Student life is no bed of roses these days
We act as if students make no contribution to society
Student teachers, both primary and secondary, as well as newly qualified teachers making their way to the Dáil to protest last year. “Students were the first out on to the street . . . protesting against the erosion of free education . . . They stood up for themselves in a country that refuses to stand up for them.” Photograph: Dara Mac Dónaill
Ah, the life. Late mornings, later nights. Swapping clothes with flatmates. Entire afternoons made up of Ellen and Judge Judy. Dodgy food, where entire meals don’t pass the €3 mark. Dishonest bus fares. Lost weekends. Hangovers shaken off with remarkable ease. New friends. Classroom dramas. Late-night chats solving the world’s problems until you forget about them in the morning.
Student life. The insecure security of limbo from kidulthood to something more “responsible”. These days, though, it wouldn’t make you so jealous considering everything students have to put up with.
Students get a bad rap, of course. There’s not much love for them in wider society. The newspapers write about a sense of entitlement and drunkenness and risky sex. There’s little consideration of the trials and tribulations of “free education”, or of free education actually being a myth considering the amount the “student contribution” (that’s fees to me and you) increases year on year.
The standard of education is getting worse. Last week, again, six out of eight universities in Ireland fell in the international rankings. Trinity College Dublin and NUI Galway clawed up a couple of places.
As stories inevitably emerge of students in poverty, eye-rolling will greet them.
“There always seems to be money for drink,” people will remark, on radio talkshows and in newspaper columns, when a students’ union gives figures about students not being able to have dinner most of the time. We forget that student life used to be facilitated by part-time jobs, a mythical entity not available to most.
Upon graduation, unless by some fluke or miracle their industry actually needs workers in this country, they’ll be spat out at the end of a three- or four-year tenure and, with their friends, will head off, away. Irish universities deal primarily in exports.
“I’m at the bottom of the food chain,” said my friend Molly from Dingle who can’t find anywhere to live in Dublin.
Landlords and estate agents are once again taking advantage of students, even though it’s a renter’s and buyer’s market, apparently. Myth. Rents go up to suit anonymous landlords. Queues outside flats of people with cash deposits in hand are back.

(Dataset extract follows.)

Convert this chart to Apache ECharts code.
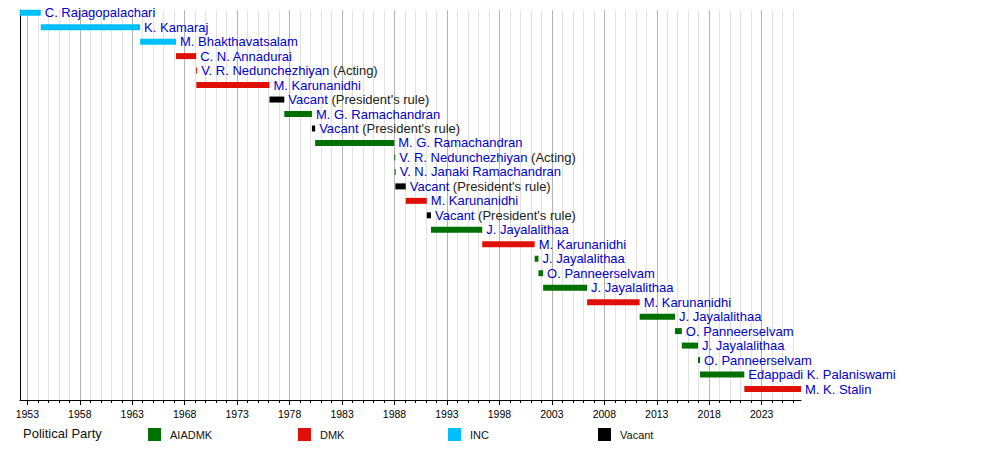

University welfare offices can’t keep up with the demand of desperation – of students paying €500 a month for a bed in a pokey room nowhere near their college, or sleeping on couches until the end of October when the market is slightly less chaotic and hoping to get a place then.
Dublin, which contains most of Ireland’s student population, comes alive at this time of year. The average age throughout the city drops, and freshers go to rubbish nightclubs because they’re no wiser. The visual landscape of the streets moves from the raincoats of tourists to the hoodies of students; supermarket off-licences make their special offers that bit clearer; every shop, restaurant or premises you’re in has a shaky hand delivering a CV on spec.

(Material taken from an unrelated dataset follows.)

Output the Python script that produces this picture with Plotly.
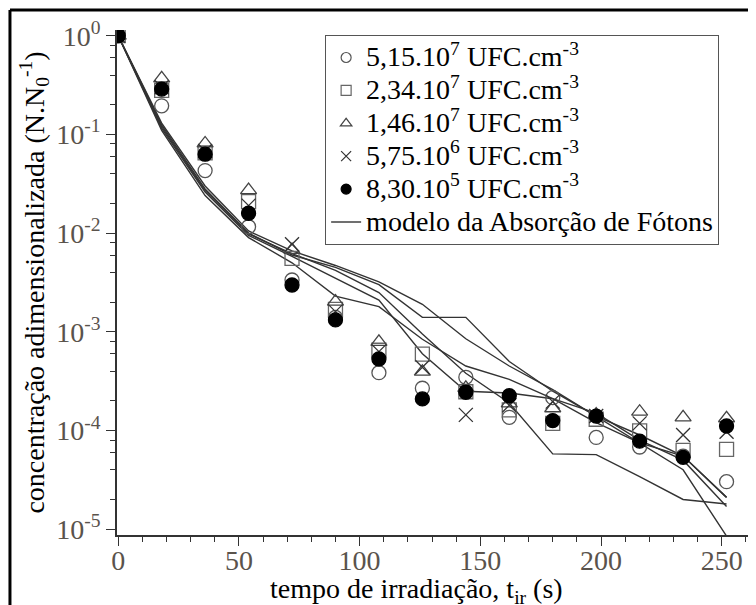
import plotly.graph_objects as go

t = [0, 18, 36, 54, 72, 90, 108, 126, 144, 162, 180, 198, 216, 234, 252]

s_515e7 = [1.0, 0.195, 0.043, 0.0116, 0.00335, 0.0014, 0.000385, 0.000268, 0.000346, 0.000136, 0.000215, 0.000085, 0.000068, 0.000055, 0.0000303]
s_234e7 = [1.0, 0.28, 0.065, 0.0208, 0.00555, 0.00169, 0.00065, 0.000595, 0.000247, 0.000162, 0.000118, 0.00013, 0.000099, 0.000063, 0.0000645]
s_146e7 = [1.0, 0.37, 0.081, 0.0273, 0.00675, 0.00202, 0.00079, 0.000394, 0.00027, 0.000188, 0.000168, 0.000145, 0.000155, 0.000136, 0.000133]
s_575e6 = [1.0, 0.30, 0.068, 0.019, 0.0077, 0.0016, 0.00063, 0.000437, 0.000144, 0.00018, 0.000196, 0.00014, 0.000118, 0.00009, 0.000097]
s_830e5 = [1.0, 0.288, 0.063, 0.0159, 0.00298, 0.00132, 0.00053, 0.000209, 0.000244, 0.000225, 0.000126, 0.00014, 0.000078, 0.0000535, 0.000111]

model_1 = [1.0, 0.13, 0.030, 0.0105, 0.0066, 0.0047, 0.0032, 0.0019, 0.00085, 0.00045, 0.00026, 0.00014, 0.000075, 0.00004, 0.0000085]
model_2 = [1.0, 0.125, 0.028, 0.010, 0.006, 0.0045, 0.003, 0.0014, 0.0014, 0.0005, 0.00025, 0.00014, 0.00009, 0.000055, 0.000021]
model_3 = [1.0, 0.12, 0.027, 0.0098, 0.0062, 0.0042, 0.0025, 0.00095, 0.00038, 0.00019, 0.000058, 0.000057, 0.000034, 0.00002, 0.000018]
model_4 = [1.0, 0.115, 0.026, 0.0095, 0.0058, 0.0035, 0.0021, 0.0006, 0.00025, 0.00024, 0.00021, 0.00015, 0.00008, 0.00005, 0.000017]
model_5 = [1.0, 0.11, 0.024, 0.009, 0.005, 0.0023, 0.0018, 0.00084, 0.00045, 0.00033, 0.00021, 0.00012, 0.000075, 0.000055, 0.000021]

series_names = [
    "5,15.10<sup>7</sup> UFC.cm<sup>-3</sup>",
    "2,34.10<sup>7</sup> UFC.cm<sup>-3</sup>",
    "1,46.10<sup>7</sup> UFC.cm<sup>-3</sup>",
    "5,75.10<sup>6</sup> UFC.cm<sup>-3</sup>",
    "8,30.10<sup>5</sup> UFC.cm<sup>-3</sup>",
]
model_name = "modelo da Absorção de Fótons"

y_tickvals = [1e-5, 1e-4, 1e-3, 1e-2, 1e-1, 1]
y_ticktext = ["10<sup>-5</sup>", "10<sup>-4</sup>", "10<sup>-3</sup>", "10<sup>-2</sup>", "10<sup>-1</sup>", "10<sup>0</sup>"]

series = [s_515e7, s_234e7, s_146e7, s_575e6, s_830e5]
symbols = ["circle-open", "square-open", "triangle-up-open", "x-thin-open", "circle"]
colors = ["#555555", "#666666", "#444444", "#333333", "#000000"]

FONT = "Liberation Serif"


def big(txt):
    return '<span style="font-size:28px">' + txt + "</span>"


fig = go.Figure()

for m in [model_1, model_2, model_3, model_4, model_5]:
    fig.add_trace(go.Scatter(x=t, y=m, mode="lines", line=dict(color="#333333", width=1.4),
                             showlegend=False, hoverinfo="skip"))

for s, sym, c in zip(series, symbols, colors):
    fig.add_trace(go.Scatter(x=t, y=s, mode="markers", showlegend=False,
                             marker=dict(symbol=sym, size=14, color=c, line=dict(color=c, width=1.3))))

for name, sym, c in zip(series_names, symbols, colors):
    fig.add_trace(go.Scatter(x=[None], y=[None], mode="markers", name=big(name),
                             marker=dict(symbol=sym, size=10, color=c, line=dict(color=c, width=1.2))))
fig.add_trace(go.Scatter(x=[None], y=[None], mode="lines", name=big(model_name),
                         line=dict(color="#333333", width=1.4)))

minor_y = [k * 10.0 ** e for e in range(-5, 0) for k in (2, 4, 6, 8)]

# page body adds an 8px offset: figure is 748x597 so it fits the 756x605 window
fig.update_layout(
    width=748, height=597,
    margin=dict(l=109, r=0, t=22, b=70),
    paper_bgcolor="white", plot_bgcolor="white",
    font=dict(family=FONT, size=28, color="black"),
    legend=dict(x=0.3257, y=0.99, xanchor="left", yanchor="top",
                bordercolor="#555555", borderwidth=1, bgcolor="white",
                font=dict(family=FONT, size=23, color="black"),
                itemwidth=30),
    xaxis=dict(range=[-0.5, 264.2], tickmode="array", tickvals=[0, 50, 100, 150, 200, 250],
               ticks="outside", ticklen=9, tickcolor="#333333", tickwidth=1.3, ticklabelstandoff=-9,
               showline=True, linecolor="#333333", linewidth=1.5, showgrid=False, zeroline=False,
               tickfont=dict(family=FONT, size=28, color="#5a534c"),
               minor=dict(dtick=10, tick0=0, ticks="outside", ticklen=5, tickcolor="#333333", tickwidth=1.2)),
    yaxis=dict(type="log", range=[-5.059, 0.058], tickmode="array", tickvals=y_tickvals, ticktext=y_ticktext,
               ticks="outside", ticklen=9, tickcolor="#333333", tickwidth=1.3,
               showline=True, linecolor="#333333", linewidth=1.5, showgrid=False, zeroline=False,
               automargin=False,
               tickfont=dict(family=FONT, size=28, color="#5a534c"),
               minor=dict(tickmode="array", tickvals=minor_y, ticks="outside", ticklen=5,
                          tickcolor="#333333", tickwidth=1.2),
               title=dict(text="concentração adimensionalizada (N.N<sub>0</sub><sup>-1</sup>)", standoff=4,
                          font=dict(family=FONT, size=28, color="black"))),
    annotations=[
        dict(text="tempo de irradiação, t<sub>ir</sub> (s)", xref="paper", yref="paper",
             x=0.468, y=-0.109, xanchor="center", yanchor="middle", showarrow=False,
             font=dict(family=FONT, size=28, color="black")),
    ],
    shapes=[
        dict(type="line", xref="paper", yref="paper", x0=-0.1675, x1=1.01, y0=1.0396, y1=1.0396,
             line=dict(color="black", width=3)),
        dict(type="line", xref="paper", yref="paper", x0=-0.1675, x1=-0.1675, y0=-0.15, y1=1.0396,
             line=dict(color="black", width=3)),
    ],
)

fig.write_html("out.html")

I’ve always thought there should be a Usit for Dublin. Usit on the quays looks so enticing. Its windows are populated with signs about cheap visas and cheaper flights, accommodation and jobs.
If you want to jump ship, there’s everything there to help you. Imagine if there was a one-stop shop that helped people stay here, rather than making it so convenient for you to leave?
Imagine if the resources – students unions, letting agents, recruitment agencies – had a package to hand you as if you were going to Sydney Parade, not Sydney? Wouldn’t that give students something to strive for? Wouldn’t that make students more connected to their country? Wouldn’t it give them some semblance of a future?
We act as if students make no contribution to Irish society, as if they’re a burden, not a solution. Casting one’s mind a few years back to how students acted at the time is an interesting exercise. As the recession initially raged and citizens were paralysed by the shock of their mortgages actually being real, students were the first out on to the street. As Icelanders belted pots and pans and Greek kids threw bottles, Ireland was embarrassingly silent.
Not the students, though. They were out on the street, protesting against the erosion of free education. We don’t like to admit that though. That doesn’t fit the narrative, but they did go out. They took to the streets and waved placards. They shouted in megaphones and marched. They stood up for themselves in a country that refuses to stand up for them.
Society likes to preserve itself for adults, but it’s the students who effect change. It’s the youngsters who point out the faults of society and try to mould it as something more idealistic.
Michael Collins was 26 in 1916. Constance Markievicz was 24 when she joined the National Union of Women’s Suffrage Societies. Both were told they had no future in the way they wanted to see it formed. History is made by those dissatisfied with the present, so both shaped that future. Stu- dents: everything is yours, you just need to rip it from the establishment. Rise up.